Following yesterday’s announcement that Apple is purchasing Intel’s 5G smartphone modem patents and other assets in a deal valued at $1 billion, Reuters today reported that first Apple devices with an in-house cellular modem could ship as soon as 2021.
Reuters has the story:
A person familiar with the matter said Apple plans to use Qualcomm’s modem technology for a 5G iPhone in 2020 but wants to have an internally developed 5G modem ready for use in some of its products by 2021. Intel previously disclosed plans to have a 5G modem ready by 2020, so tapping the Intel assets could help Apple hit its target.
The new iPhones coming down the pike in September definitely won’t feature 5G capability.
According to reliable analyst Ming-Chi Kuo of TF International Securities, iPhones that will start shipping in 2020 will incorporate cellular modems dual-sourced from Samsung and Qualcomm, and are expected to have some 5G capability.
But any replacement of Qualcomm is likely to happen in phases, this person said, as Apple builds up its ability to ensure that its modems work on all the networks and countries where Apple sells phones. Ensuring worldwide compatibility is Qualcomm’s historical strength, and Apple might still have to rely on Qualcomm for some modems during a transition period to its own devices.
The Apple-Intel deal, expected to close in the fourth quarter of this year, includes the 2,200 Intel employees who worked on cellular modems for smartphones, a bunch of patents and other intellectual property, equipment and leases. Combined with its existing portfolio, Apple will have 17,000 wireless technology patents, ranging from cellular communication standards to modems, when the deal closes. The deal will permit Intel to continue working on modems for the devices like PCs, industrial equipment and self-driving cars.

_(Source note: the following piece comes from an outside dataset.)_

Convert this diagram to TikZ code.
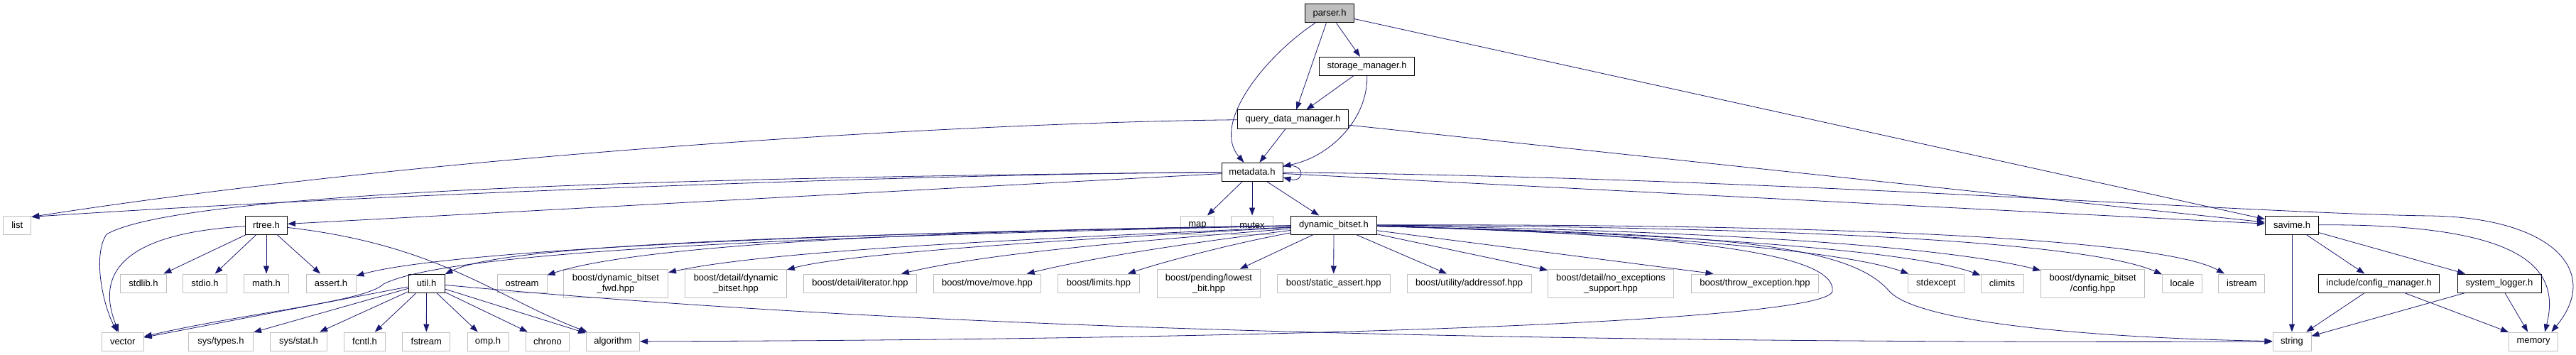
\documentclass[tikz,border=0pt]{standalone}
\usepackage{fontspec}
\setmainfont{Liberation Sans}
\usetikzlibrary{arrows.meta}
\definecolor{edgeblue}{HTML}{191970}
\definecolor{greyline}{HTML}{BFBFBF}
\begin{document}
\begin{tikzpicture}[x=1pt,y=-1pt,
  every node/.style={font=\fontsize{13}{14.7}\selectfont},
  file/.style={draw=black, line width=1pt, fill=white, inner sep=0pt, minimum height=26pt, align=center},
  sys/.style={draw=greyline, line width=1pt, fill=white, inner sep=0pt, minimum height=26pt, align=center},
  tall/.style={minimum height=40pt},
  edge/.style={draw=edgeblue, line width=0.8pt, -{Triangle[length=11pt,width=8pt]}}
]
\useasboundingbox (0,0) rectangle (3627,500);
% ---- nodes
\node[file, fill=greyline, minimum width=69pt] (parser) at (1872,19) {parser.h};
\node[file, minimum width=134pt] (storage) at (1924.5,93.3) {storage\_manager.h};
\node[file, minimum width=156pt] (qdm) at (1820.5,168) {query\_data\_manager.h};
\node[file, minimum width=86pt] (meta) at (1763,242.3) {metadata.h};
\node[sys, minimum width=39pt] (list) at (24.3,317) {list};
\node[file, minimum width=59pt] (rtree) at (375,317) {rtree.h};
\node[sys, minimum width=47pt] (map) at (1686,317) {map};
\node[sys, minimum width=59pt] (mutex) at (1763,317) {mutex};
\node[file, minimum width=121pt] (dbs) at (1878,317) {dynamic\_bitset.h};
\node[file, minimum width=75pt] (savime) at (3227,317) {savime.h};
\node[sys, minimum width=65pt] (stdlib) at (202,399) {stdlib.h};
\node[sys, minimum width=62pt] (stdio) at (288.5,399) {stdio.h};
\node[sys, minimum width=63pt] (math) at (375,399) {math.h};
\node[sys, minimum width=70pt] (assert) at (466,399) {assert.h};
\node[file, minimum width=51pt] (util) at (600.5,399) {util.h};
\node[sys, minimum width=70pt] (ostream) at (735,399) {ostream};
\node[sys, tall, minimum width=147pt] (fwd) at (867,399.3) {boost/dynamic\_bitset\\\_fwd.hpp};
\node[sys, tall, minimum width=143pt] (detdyn) at (1036,399.3) {boost/detail/dynamic\\\_bitset.hpp};
\node[sys, minimum width=159pt] (iter) at (1211,399) {boost/detail/iterator.hpp};
\node[sys, minimum width=151pt] (move) at (1390,399) {boost/move/move.hpp};
\node[sys, minimum width=115pt] (limits) at (1547,399) {boost/limits.hpp};
\node[sys, tall, minimum width=145pt] (lowest) at (1702,399.3) {boost/pending/lowest\\\_bit.hpp};
\node[sys, minimum width=159pt] (static) at (1877.7,399) {boost/static\_assert.hpp};
\node[sys, minimum width=175pt] (addr) at (2068.5,399) {boost/utility/addressof.hpp};
\node[sys, tall, minimum width=177pt] (noexc) at (2268,399.3) {boost/detail/no\_exceptions\\\_support.hpp};
\node[sys, minimum width=179pt] (throw) at (2471,399) {boost/throw\_exception.hpp};
\node[sys, minimum width=79pt] (stdexcept) at (2726,399) {stdexcept};
\node[sys, minimum width=60pt] (climits) at (2819,399) {climits};
\node[sys, tall, minimum width=146pt] (config) at (2946.7,399.3) {boost/dynamic\_bitset\\/config.hpp};
\node[sys, minimum width=56pt] (locale) at (3072.6,399) {locale};
\node[sys, minimum width=65pt] (istream) at (3156.4,399) {istream};
\node[file, minimum width=170pt] (icm) at (3349.5,399) {include/config\_manager.h};
\node[file, minimum width=118pt] (syslog) at (3519,399) {system\_logger.h};
\node[sys, minimum width=59pt] (vector) at (172.7,481) {vector};
\node[sys, minimum width=91pt] (systypes) at (311,481) {sys/types.h};
\node[sys, minimum width=80pt] (sysstat) at (420.5,481) {sys/stat.h};
\node[sys, minimum width=58pt] (fcntl) at (513.5,481) {fcntl.h};
\node[sys, minimum width=67pt] (fstream) at (600.3,481) {fstream};
\node[sys, minimum width=58pt] (omp) at (687,481) {omp.h};
\node[sys, minimum width=61pt] (chrono) at (771,481) {chrono};
\node[sys, minimum width=75pt] (algorithm) at (863,481) {algorithm};
\node[sys, minimum width=54pt] (string) at (3227,481) {string};
\node[sys, minimum width=69pt] (memory) at (3567,481) {memory};
% ---- edges from parser.h, storage_manager.h, query_data_manager.h
\draw[edge] (parser) .. controls (1780,80) and (1705,175) .. (meta);
\draw[edge] (parser) -- (qdm);
\draw[edge] (parser) -- (storage);
\draw[edge] (parser) -- (savime);
\draw[edge] (storage) -- (qdm);
\draw[edge] (storage) .. controls (1926,170) and (1870,222) .. (meta);
\draw[edge] (qdm) -- (meta);
\draw[edge] (qdm) .. controls (1400,172) and (650,212) .. (list.30);
\draw[edge] (qdm) -- (savime);
% ---- edges from metadata.h
\draw[edge] (meta.10) .. controls +(32,-8) and +(32,8) .. (meta.-10);
\draw[edge] (meta) .. controls (1300,245) and (500,275) .. (list.30);
\draw[edge] (meta) .. controls (900,250) and (250,272) .. (150,330) .. controls (130,360) and (145,430) .. (vector);
\draw[edge] (meta) -- (rtree);
\draw[edge] (meta) -- (map);
\draw[edge] (meta) -- (mutex);
\draw[edge] (meta) -- (dbs);
\draw[edge] (meta) -- (savime);
\draw[edge] (meta) .. controls (2500,250) and (3150,300) .. (3420,304) .. controls (3590,306) and (3665,380) .. (memory.28);
% ---- edges from rtree.h
\draw[edge] (rtree) -- (stdlib);
\draw[edge] (rtree) -- (stdio);
\draw[edge] (rtree) -- (math);
\draw[edge] (rtree) -- (assert);
\draw[edge] (rtree) .. controls (150,330) and (140,400) .. (vector);
\draw[edge] (rtree) .. controls (620,345) and (700,420) .. (algorithm);
% ---- edges from util.h
\draw[edge] (util) -- (vector);
\draw[edge] (util) -- (systypes);
\draw[edge] (util) -- (sysstat);
\draw[edge] (util) -- (fcntl);
\draw[edge] (util) -- (fstream);
\draw[edge] (util) -- (omp);
\draw[edge] (util) -- (chrono);
\draw[edge] (util) -- (algorithm);
\draw[edge] (util) .. controls (1100,445) and (1800,485) .. (string);
% ---- edges from savime.h and its includes
\draw[edge] (savime) -- (string);
\draw[edge] (savime) -- (icm);
\draw[edge] (savime) -- (syslog);
\draw[edge] (savime) .. controls (3560,315) and (3605,380) .. (memory.40);
\draw[edge] (icm) -- (string);
\draw[edge] (icm) -- (memory);
\draw[edge] (syslog) -- (string);
\draw[edge] (syslog) -- (memory);
% ---- edges from dynamic_bitset.h
\draw[edge] (dbs) -- (lowest);
\draw[edge] (dbs) -- (static);
\draw[edge] (dbs) -- (addr);
\draw[edge] (dbs) -- (noexc);
\draw[edge] (dbs) -- (throw.167);
\draw[edge] (dbs) .. controls (2350,330) and (2600,355) .. (stdexcept);
\draw[edge] (dbs) .. controls (2400,330) and (2700,355) .. (climits);
\draw[edge] (dbs) .. controls (2450,325) and (2750,350) .. (config);
\draw[edge] (dbs) .. controls (2600,320) and (2950,345) .. (locale);
\draw[edge] (dbs) .. controls (2650,315) and (3050,340) .. (istream);
\draw[edge] (dbs) .. controls (2400,330) and (2600,340) .. (2660,410) .. controls (2700,455) and (2950,476) .. (string);
\draw[edge] (dbs) .. controls (2400,330) and (2585,360) .. (2580,410) .. controls (2575,450) and (1900,478) .. (algorithm);
\draw[edge] (dbs) .. controls (1300,325) and (900,345) .. (ostream);
\draw[edge] (dbs) .. controls (1500,335) and (1100,350) .. (fwd);
\draw[edge] (dbs) .. controls (1550,335) and (1200,355) .. (detdyn);
\draw[edge] (dbs) .. controls (1600,340) and (1400,355) .. (iter);
\draw[edge] (dbs) .. controls (1650,345) and (1530,365) .. (move);
\draw[edge] (dbs) .. controls (1750,340) and (1650,365) .. (limits);
\draw[edge] (dbs) .. controls (1000,330) and (600,360) .. (assert);
\draw[edge] (dbs) .. controls (1000,332) and (700,350) .. (util);
\draw[edge] (dbs) .. controls (1000,335) and (620,360) .. (540,400) .. controls (515,425) and (350,440) .. (vector);
\end{tikzpicture}
\end{document}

In April 2019, Intel stunned the industry by announcing its exit from the 5G smartphone modem business. The announcement came shortly after Apple and Qualcomm settled all litigation, with the iPhone maker entering into a six-year licensing deal with the chip maker.
Apple’s license deal with Qualcomm lasts six years and its accompanying chip supply agreement could also last that long, said one chip industry veteran who requested anonymity to discuss confidential matters. Apple is likely to continue to use the San Diego firm’s chips in its flagship models even if it phases in its own silicon for lower-end and older models, this person said.
Now that the firm is buying out Intel’s 5G smartphone patent and other assets, it’s reasonable to assume it’ll leverage acquired talent to accelerate its own 5G modem development.